What to do:
Write out the opening lines of the data word for word, up to and including the line with "from matplotlib.ticker import FuncFormatter", and leave every picture and every later line out.

Data entries:
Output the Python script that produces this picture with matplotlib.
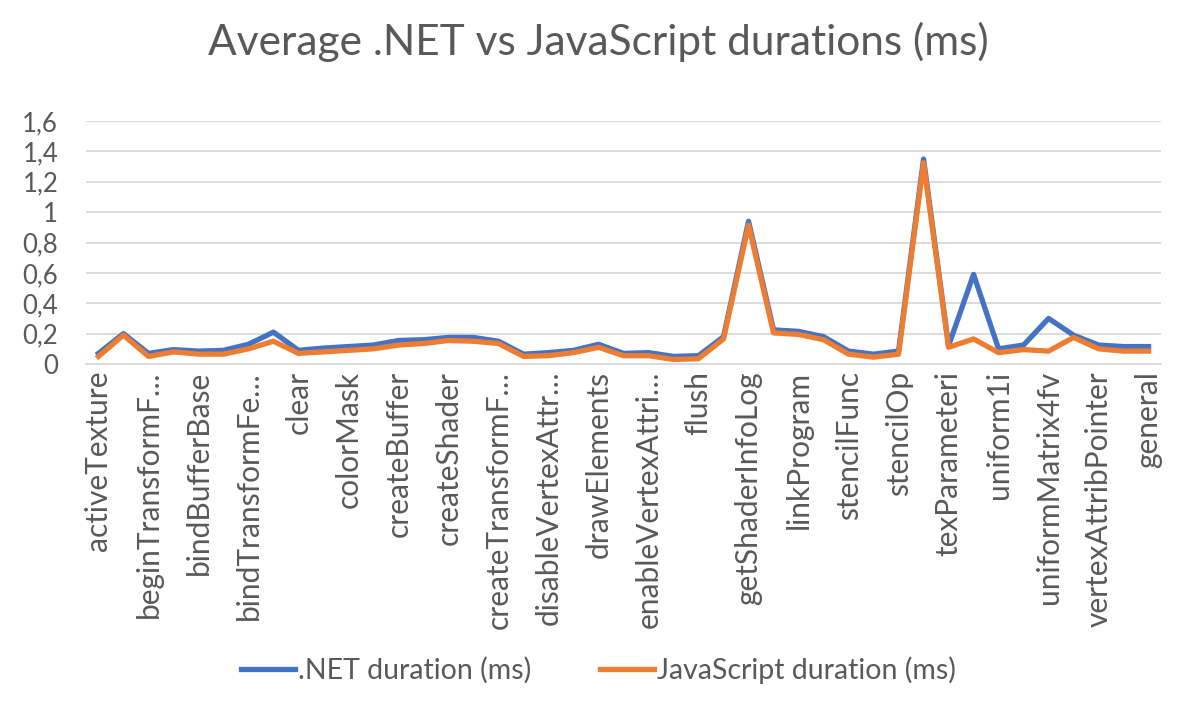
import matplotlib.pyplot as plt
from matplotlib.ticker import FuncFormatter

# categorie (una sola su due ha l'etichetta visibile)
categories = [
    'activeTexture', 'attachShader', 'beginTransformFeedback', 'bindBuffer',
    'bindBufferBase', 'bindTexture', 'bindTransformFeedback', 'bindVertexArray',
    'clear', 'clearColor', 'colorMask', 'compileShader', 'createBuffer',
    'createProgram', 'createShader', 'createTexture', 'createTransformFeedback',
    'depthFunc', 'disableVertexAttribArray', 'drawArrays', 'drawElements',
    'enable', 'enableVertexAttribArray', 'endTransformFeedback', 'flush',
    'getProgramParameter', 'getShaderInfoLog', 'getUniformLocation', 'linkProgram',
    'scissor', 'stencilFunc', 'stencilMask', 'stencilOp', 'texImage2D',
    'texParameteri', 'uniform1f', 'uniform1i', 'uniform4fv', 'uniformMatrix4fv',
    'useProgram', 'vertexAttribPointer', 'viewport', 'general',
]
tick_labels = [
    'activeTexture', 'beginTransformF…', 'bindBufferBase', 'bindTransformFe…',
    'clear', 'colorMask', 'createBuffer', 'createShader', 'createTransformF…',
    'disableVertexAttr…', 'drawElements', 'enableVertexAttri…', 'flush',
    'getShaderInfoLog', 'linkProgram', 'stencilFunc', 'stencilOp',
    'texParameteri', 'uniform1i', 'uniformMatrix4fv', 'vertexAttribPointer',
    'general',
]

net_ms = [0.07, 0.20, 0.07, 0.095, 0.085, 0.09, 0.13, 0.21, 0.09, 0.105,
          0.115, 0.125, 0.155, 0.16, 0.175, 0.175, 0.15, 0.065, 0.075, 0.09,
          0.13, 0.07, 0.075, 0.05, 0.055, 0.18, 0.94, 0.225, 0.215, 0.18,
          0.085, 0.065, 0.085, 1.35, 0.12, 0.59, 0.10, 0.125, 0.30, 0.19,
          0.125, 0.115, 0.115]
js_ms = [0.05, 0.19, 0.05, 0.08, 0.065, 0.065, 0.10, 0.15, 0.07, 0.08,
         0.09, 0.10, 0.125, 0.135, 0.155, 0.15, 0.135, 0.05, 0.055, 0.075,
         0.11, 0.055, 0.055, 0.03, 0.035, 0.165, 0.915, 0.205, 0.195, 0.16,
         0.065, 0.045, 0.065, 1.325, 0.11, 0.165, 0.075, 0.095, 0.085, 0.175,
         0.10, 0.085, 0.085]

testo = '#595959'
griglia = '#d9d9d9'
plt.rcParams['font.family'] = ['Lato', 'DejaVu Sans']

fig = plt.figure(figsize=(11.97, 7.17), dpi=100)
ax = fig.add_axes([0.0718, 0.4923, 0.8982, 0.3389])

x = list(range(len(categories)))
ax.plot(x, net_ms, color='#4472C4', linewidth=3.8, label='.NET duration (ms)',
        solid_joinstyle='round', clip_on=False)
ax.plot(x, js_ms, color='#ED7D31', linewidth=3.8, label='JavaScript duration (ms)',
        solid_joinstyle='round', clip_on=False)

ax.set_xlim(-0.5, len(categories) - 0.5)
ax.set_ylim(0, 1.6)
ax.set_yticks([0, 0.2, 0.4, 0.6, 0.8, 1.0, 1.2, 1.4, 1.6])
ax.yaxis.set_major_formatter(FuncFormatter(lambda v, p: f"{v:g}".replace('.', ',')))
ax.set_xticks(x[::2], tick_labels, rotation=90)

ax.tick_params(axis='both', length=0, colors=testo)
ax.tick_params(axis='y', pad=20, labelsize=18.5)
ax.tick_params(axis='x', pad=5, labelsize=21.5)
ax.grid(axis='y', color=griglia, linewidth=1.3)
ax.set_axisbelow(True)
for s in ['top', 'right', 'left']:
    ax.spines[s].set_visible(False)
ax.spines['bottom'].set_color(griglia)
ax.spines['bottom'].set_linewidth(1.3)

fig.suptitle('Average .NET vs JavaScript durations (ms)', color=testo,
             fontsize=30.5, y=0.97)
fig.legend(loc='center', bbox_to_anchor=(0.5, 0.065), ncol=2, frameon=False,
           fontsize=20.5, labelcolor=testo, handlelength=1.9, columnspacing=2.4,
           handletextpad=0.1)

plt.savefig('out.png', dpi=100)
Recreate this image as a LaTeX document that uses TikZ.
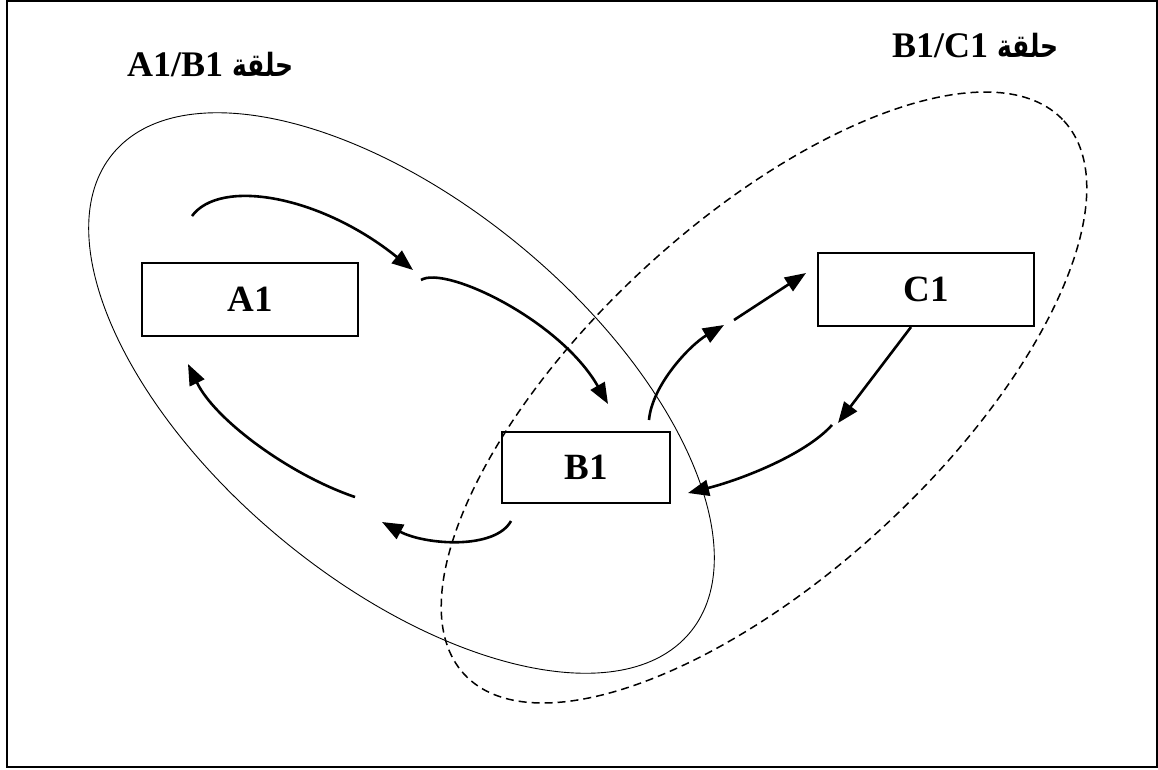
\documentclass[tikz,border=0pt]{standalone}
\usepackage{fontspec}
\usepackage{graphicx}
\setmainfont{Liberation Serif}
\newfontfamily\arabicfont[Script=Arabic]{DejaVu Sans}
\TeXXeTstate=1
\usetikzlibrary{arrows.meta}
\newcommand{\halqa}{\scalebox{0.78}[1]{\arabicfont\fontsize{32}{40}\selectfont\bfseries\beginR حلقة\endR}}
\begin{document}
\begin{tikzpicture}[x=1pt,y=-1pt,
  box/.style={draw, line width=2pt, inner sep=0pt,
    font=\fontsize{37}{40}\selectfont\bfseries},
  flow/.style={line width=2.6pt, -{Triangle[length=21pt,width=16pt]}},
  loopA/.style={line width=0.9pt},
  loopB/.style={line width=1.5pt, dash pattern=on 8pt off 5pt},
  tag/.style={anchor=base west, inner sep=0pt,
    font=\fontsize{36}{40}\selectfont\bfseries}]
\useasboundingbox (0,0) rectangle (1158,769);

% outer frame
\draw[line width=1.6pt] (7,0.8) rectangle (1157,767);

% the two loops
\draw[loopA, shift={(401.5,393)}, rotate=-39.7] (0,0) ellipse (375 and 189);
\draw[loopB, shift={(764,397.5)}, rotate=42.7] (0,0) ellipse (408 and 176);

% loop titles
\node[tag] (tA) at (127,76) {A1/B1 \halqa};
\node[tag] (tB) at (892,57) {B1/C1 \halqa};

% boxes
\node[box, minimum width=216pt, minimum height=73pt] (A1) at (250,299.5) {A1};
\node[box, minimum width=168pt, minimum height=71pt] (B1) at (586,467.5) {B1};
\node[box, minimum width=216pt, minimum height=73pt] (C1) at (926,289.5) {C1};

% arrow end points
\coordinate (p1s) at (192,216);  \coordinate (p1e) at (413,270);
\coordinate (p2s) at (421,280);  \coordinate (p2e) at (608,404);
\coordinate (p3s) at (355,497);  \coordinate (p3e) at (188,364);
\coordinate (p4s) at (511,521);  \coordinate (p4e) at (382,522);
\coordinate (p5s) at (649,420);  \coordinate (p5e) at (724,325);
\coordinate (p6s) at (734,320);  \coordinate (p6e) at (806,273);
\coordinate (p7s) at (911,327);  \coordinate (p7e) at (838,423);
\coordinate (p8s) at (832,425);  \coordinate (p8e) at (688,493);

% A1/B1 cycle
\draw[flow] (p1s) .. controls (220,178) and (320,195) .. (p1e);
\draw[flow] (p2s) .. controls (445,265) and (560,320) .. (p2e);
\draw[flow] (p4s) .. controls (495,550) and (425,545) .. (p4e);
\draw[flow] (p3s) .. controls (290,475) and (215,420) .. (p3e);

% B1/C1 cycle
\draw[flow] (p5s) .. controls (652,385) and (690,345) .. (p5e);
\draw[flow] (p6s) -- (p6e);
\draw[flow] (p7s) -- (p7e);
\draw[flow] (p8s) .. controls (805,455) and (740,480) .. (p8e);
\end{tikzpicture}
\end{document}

Reply to the task:
Output the Python script that produces this picture with matplotlib.
import matplotlib.pyplot as plt
from matplotlib.ticker import FuncFormatter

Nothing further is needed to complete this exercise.